**Exercise**:
Exact reproduction of the data is required, with images excluded.

════════════════

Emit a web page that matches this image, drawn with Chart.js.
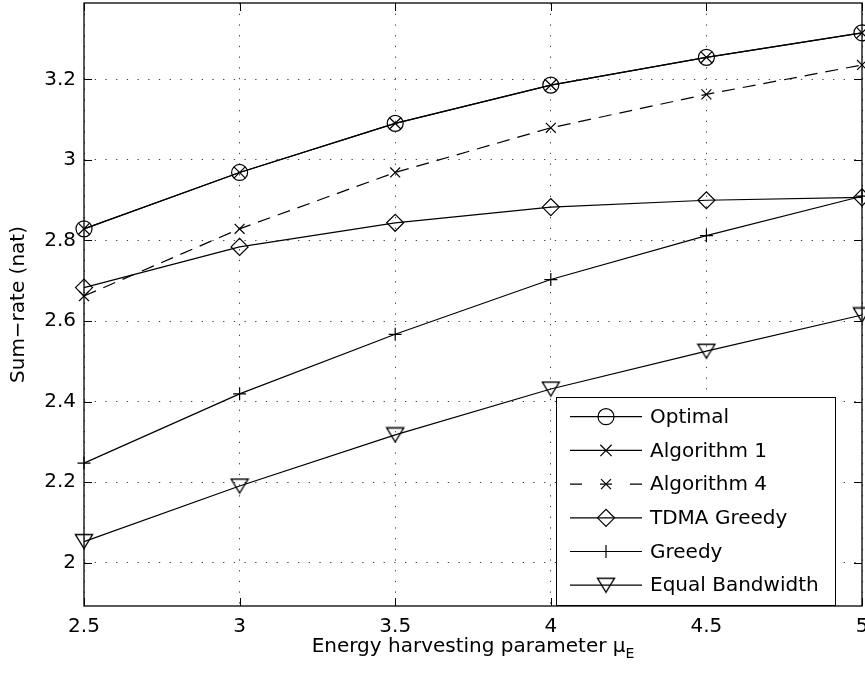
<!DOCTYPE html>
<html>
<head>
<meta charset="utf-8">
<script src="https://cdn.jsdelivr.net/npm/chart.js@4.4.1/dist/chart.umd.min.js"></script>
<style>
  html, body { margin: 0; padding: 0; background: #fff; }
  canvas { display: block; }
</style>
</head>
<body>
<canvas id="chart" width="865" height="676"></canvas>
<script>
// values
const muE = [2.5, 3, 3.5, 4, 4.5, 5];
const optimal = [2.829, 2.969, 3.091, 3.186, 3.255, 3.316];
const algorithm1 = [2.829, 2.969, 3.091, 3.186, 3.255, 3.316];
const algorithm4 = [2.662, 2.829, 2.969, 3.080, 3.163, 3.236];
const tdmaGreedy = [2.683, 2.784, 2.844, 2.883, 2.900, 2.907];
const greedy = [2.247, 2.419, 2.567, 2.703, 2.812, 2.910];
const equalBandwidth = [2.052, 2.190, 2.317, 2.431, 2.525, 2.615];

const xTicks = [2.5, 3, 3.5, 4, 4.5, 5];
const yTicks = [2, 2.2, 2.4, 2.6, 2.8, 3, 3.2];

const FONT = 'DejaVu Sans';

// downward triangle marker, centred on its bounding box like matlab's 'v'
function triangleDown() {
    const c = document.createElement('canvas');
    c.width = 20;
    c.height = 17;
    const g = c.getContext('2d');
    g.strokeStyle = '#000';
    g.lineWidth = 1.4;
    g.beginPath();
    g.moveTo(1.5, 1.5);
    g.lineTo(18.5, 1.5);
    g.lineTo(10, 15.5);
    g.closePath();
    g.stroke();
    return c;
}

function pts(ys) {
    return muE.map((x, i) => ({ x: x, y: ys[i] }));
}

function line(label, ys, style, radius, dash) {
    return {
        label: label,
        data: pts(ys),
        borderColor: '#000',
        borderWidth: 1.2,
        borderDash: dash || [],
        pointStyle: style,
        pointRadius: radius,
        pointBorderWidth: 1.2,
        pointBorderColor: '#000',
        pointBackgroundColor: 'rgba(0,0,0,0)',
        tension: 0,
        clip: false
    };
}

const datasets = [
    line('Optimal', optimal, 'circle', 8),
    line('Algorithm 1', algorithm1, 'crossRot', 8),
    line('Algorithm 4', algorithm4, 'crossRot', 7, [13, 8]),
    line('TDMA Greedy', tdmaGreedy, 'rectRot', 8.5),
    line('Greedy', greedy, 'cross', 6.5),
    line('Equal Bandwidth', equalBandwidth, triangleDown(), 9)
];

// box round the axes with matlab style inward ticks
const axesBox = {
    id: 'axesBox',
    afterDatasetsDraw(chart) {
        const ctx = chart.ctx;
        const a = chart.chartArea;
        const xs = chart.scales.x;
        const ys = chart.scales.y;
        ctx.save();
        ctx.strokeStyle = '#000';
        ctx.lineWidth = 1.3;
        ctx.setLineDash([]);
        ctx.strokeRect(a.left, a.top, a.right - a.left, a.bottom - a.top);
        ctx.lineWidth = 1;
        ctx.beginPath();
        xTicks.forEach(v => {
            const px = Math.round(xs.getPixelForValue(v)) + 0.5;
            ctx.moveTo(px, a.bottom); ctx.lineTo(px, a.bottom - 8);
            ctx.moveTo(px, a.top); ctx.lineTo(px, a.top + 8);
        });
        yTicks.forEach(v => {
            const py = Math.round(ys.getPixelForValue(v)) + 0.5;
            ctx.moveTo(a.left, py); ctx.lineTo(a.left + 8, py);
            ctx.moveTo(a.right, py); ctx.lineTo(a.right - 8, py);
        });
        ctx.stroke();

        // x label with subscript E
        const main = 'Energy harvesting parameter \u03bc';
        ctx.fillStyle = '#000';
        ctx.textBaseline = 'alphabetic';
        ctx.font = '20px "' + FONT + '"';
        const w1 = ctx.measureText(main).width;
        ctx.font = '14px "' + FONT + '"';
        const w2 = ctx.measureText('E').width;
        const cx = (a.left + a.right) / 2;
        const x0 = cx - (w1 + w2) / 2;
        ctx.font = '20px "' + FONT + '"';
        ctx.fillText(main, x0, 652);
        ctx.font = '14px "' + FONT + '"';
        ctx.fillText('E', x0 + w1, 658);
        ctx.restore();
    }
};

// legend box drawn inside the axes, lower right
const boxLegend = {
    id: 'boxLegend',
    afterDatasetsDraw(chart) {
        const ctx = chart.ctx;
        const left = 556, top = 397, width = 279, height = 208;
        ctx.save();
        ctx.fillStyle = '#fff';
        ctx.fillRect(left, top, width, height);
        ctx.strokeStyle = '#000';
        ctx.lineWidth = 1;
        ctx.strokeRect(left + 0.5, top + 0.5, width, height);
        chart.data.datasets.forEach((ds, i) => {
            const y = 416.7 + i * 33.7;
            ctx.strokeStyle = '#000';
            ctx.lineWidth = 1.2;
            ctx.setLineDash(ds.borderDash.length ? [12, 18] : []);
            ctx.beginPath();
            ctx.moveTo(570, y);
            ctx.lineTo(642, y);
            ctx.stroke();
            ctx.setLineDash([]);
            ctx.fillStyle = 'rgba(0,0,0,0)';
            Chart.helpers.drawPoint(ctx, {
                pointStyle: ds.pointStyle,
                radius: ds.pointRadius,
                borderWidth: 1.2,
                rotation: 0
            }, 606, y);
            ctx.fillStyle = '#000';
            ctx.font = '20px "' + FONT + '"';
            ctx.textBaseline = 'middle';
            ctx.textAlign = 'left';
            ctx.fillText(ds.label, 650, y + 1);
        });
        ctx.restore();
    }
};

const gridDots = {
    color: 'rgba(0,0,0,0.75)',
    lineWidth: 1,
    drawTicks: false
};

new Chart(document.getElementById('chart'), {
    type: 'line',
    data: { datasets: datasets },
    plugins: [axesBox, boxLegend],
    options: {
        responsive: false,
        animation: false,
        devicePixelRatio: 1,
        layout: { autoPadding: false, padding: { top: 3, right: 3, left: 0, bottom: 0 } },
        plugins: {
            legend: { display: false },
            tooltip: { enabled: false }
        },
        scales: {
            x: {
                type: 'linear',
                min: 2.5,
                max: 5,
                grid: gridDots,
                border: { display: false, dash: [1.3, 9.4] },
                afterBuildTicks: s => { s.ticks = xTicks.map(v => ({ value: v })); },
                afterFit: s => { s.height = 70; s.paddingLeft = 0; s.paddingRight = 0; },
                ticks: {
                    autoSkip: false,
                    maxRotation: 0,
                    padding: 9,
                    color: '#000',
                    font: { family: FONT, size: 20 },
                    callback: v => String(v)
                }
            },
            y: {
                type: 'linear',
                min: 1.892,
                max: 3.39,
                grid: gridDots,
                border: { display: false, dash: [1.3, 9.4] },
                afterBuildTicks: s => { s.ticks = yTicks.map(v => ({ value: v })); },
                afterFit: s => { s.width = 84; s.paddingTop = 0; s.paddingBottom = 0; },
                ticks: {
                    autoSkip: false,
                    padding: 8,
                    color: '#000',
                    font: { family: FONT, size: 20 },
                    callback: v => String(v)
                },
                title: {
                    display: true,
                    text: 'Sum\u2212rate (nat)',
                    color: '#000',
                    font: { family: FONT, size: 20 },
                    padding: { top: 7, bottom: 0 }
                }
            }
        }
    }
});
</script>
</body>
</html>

════════════════

**Output of the exercise**:
Emit a web page that matches this image, drawn with Chart.js.
<!DOCTYPE html>
<html>
<head>
<meta charset="utf-8">
<script src="https://cdn.jsdelivr.net/npm/chart.js@4.4.1/dist/chart.umd.min.js"></script>
<style>
  html, body { margin: 0; padding: 0; background: #fff; }
  canvas { display: block; }
</style>
</head>
<body>
<canvas id="chart" width="865" height="676"></canvas>
<script>
// values
const muE = [2.5, 3, 3.5, 4, 4.5, 5];
const optimal = [2.829, 2.969, 3.091, 3.186, 3.255, 3.316];
const algorithm1 = [2.829, 2.969, 3.091, 3.186, 3.255, 3.316];
const algorithm4 = [2.662, 2.829, 2.969, 3.080, 3.163, 3.236];
const tdmaGreedy = [2.683, 2.784, 2.844, 2.883, 2.900, 2.907];
const greedy = [2.247, 2.419, 2.567, 2.703, 2.812, 2.910];
const equalBandwidth = [2.052, 2.190, 2.317, 2.431, 2.525, 2.615];

const xTicks = [2.5, 3, 3.5, 4, 4.5, 5];
const yTicks = [2, 2.2, 2.4, 2.6, 2.8, 3, 3.2];

const FONT = 'DejaVu Sans';

// downward triangle marker, centred on its bounding box like matlab's 'v'
function triangleDown() {
    const c = document.createElement('canvas');
    c.width = 20;
    c.height = 17;
    const g = c.getContext('2d');
    g.strokeStyle = '#000';
    g.lineWidth = 1.4;
    g.beginPath();
    g.moveTo(1.5, 1.5);
    g.lineTo(18.5, 1.5);
    g.lineTo(10, 15.5);
    g.closePath();
    g.stroke();
    return c;
}

function pts(ys) {
    return muE.map((x, i) => ({ x: x, y: ys[i] }));
}

function line(label, ys, style, radius, dash) {
    return {
        label: label,
        data: pts(ys),
        borderColor: '#000',
        borderWidth: 1.2,
        borderDash: dash || [],
        pointStyle: style,
        pointRadius: radius,
        pointBorderWidth: 1.2,
        pointBorderColor: '#000',
        pointBackgroundColor: 'rgba(0,0,0,0)',
        tension: 0,
        clip: false
    };
}

const datasets = [
    line('Optimal', optimal, 'circle', 8),
    line('Algorithm 1', algorithm1, 'crossRot', 8),
    line('Algorithm 4', algorithm4, 'crossRot', 7, [13, 8]),
    line('TDMA Greedy', tdmaGreedy, 'rectRot', 8.5),
    line('Greedy', greedy, 'cross', 6.5),
    line('Equal Bandwidth', equalBandwidth, triangleDown(), 9)
];

// box round the axes with matlab style inward ticks
const axesBox = {
    id: 'axesBox',
    afterDatasetsDraw(chart) {
        const ctx = chart.ctx;
        const a = chart.chartArea;
        const xs = chart.scales.x;
        const ys = chart.scales.y;
        ctx.save();
        ctx.strokeStyle = '#000';
        ctx.lineWidth = 1.3;
        ctx.setLineDash([]);
        ctx.strokeRect(a.left, a.top, a.right - a.left, a.bottom - a.top);
        ctx.lineWidth = 1;
        ctx.beginPath();
        xTicks.forEach(v => {
            const px = Math.round(xs.getPixelForValue(v)) + 0.5;
            ctx.moveTo(px, a.bottom); ctx.lineTo(px, a.bottom - 8);
            ctx.moveTo(px, a.top); ctx.lineTo(px, a.top + 8);
        });
        yTicks.forEach(v => {
            const py = Math.round(ys.getPixelForValue(v)) + 0.5;
            ctx.moveTo(a.left, py); ctx.lineTo(a.left + 8, py);
            ctx.moveTo(a.right, py); ctx.lineTo(a.right - 8, py);
        });
        ctx.stroke();

        // x label with subscript E
        const main = 'Energy harvesting parameter \u03bc';
        ctx.fillStyle = '#000';
        ctx.textBaseline = 'alphabetic';
        ctx.font = '20px "' + FONT + '"';
        const w1 = ctx.measureText(main).width;
        ctx.font = '14px "' + FONT + '"';
        const w2 = ctx.measureText('E').width;
        const cx = (a.left + a.right) / 2;
        const x0 = cx - (w1 + w2) / 2;
        ctx.font = '20px "' + FONT + '"';
        ctx.fillText(main, x0, 652);
        ctx.font = '14px "' + FONT + '"';
        ctx.fillText('E', x0 + w1, 658);
        ctx.restore();
    }
};

// legend box drawn inside the axes, lower right
const boxLegend = {
    id: 'boxLegend',
    afterDatasetsDraw(chart) {
        const ctx = chart.ctx;
        const left = 556, top = 397, width = 279, height = 208;
        ctx.save();
        ctx.fillStyle = '#fff';
        ctx.fillRect(left, top, width, height);
        ctx.strokeStyle = '#000';
        ctx.lineWidth = 1;
        ctx.strokeRect(left + 0.5, top + 0.5, width, height);
        chart.data.datasets.forEach((ds, i) => {
            const y = 416.7 + i * 33.7;
            ctx.strokeStyle = '#000';
            ctx.lineWidth = 1.2;
            ctx.setLineDash(ds.borderDash.length ? [12, 18] : []);
            ctx.beginPath();
            ctx.moveTo(570, y);
            ctx.lineTo(642, y);
            ctx.stroke();
            ctx.setLineDash([]);
            ctx.fillStyle = 'rgba(0,0,0,0)';
            Chart.helpers.drawPoint(ctx, {
                pointStyle: ds.pointStyle,
                radius: ds.pointRadius,
                borderWidth: 1.2,
                rotation: 0
            }, 606, y);
            ctx.fillStyle = '#000';
            ctx.font = '20px "' + FONT + '"';
            ctx.textBaseline = 'middle';
            ctx.textAlign = 'left';
            ctx.fillText(ds.label, 650, y + 1);
        });
        ctx.restore();
    }
};

const gridDots = {
    color: 'rgba(0,0,0,0.75)',
    lineWidth: 1,
    drawTicks: false
};

new Chart(document.getElementById('chart'), {
    type: 'line',
    data: { datasets: datasets },
    plugins: [axesBox, boxLegend],
    options: {
        responsive: false,
        animation: false,
        devicePixelRatio: 1,
        layout: { autoPadding: false, padding: { top: 3, right: 3, left: 0, bottom: 0 } },
        plugins: {
            legend: { display: false },
            tooltip: { enabled: false }
        },
        scales: {
            x: {
                type: 'linear',
                min: 2.5,
                max: 5,
                grid: gridDots,
                border: { display: false, dash: [1.3, 9.4] },
                afterBuildTicks: s => { s.ticks = xTicks.map(v => ({ value: v })); },
                afterFit: s => { s.height = 70; s.paddingLeft = 0; s.paddingRight = 0; },
                ticks: {
                    autoSkip: false,
                    maxRotation: 0,
                    padding: 9,
                    color: '#000',
                    font: { family: FONT, size: 20 },
                    callback: v => String(v)
                }
            },
            y: {
                type: 'linear',
                min: 1.892,
                max: 3.39,
                grid: gridDots,
                border: { display: false, dash: [1.3, 9.4] },
                afterBuildTicks: s => { s.ticks = yTicks.map(v => ({ value: v })); },
                afterFit: s => { s.width = 84; s.paddingTop = 0; s.paddingBottom = 0; },
                ticks: {
                    autoSkip: false,
                    padding: 8,
                    color: '#000',
                    font: { family: FONT, size: 20 },
                    callback: v => String(v)
                },
                title: {
                    display: true,
                    text: 'Sum\u2212rate (nat)',
                    color: '#000',
                    font: { family: FONT, size: 20 },
                    padding: { top: 7, bottom: 0 }
                }
            }
        }
    }
});
</script>
</body>
</html>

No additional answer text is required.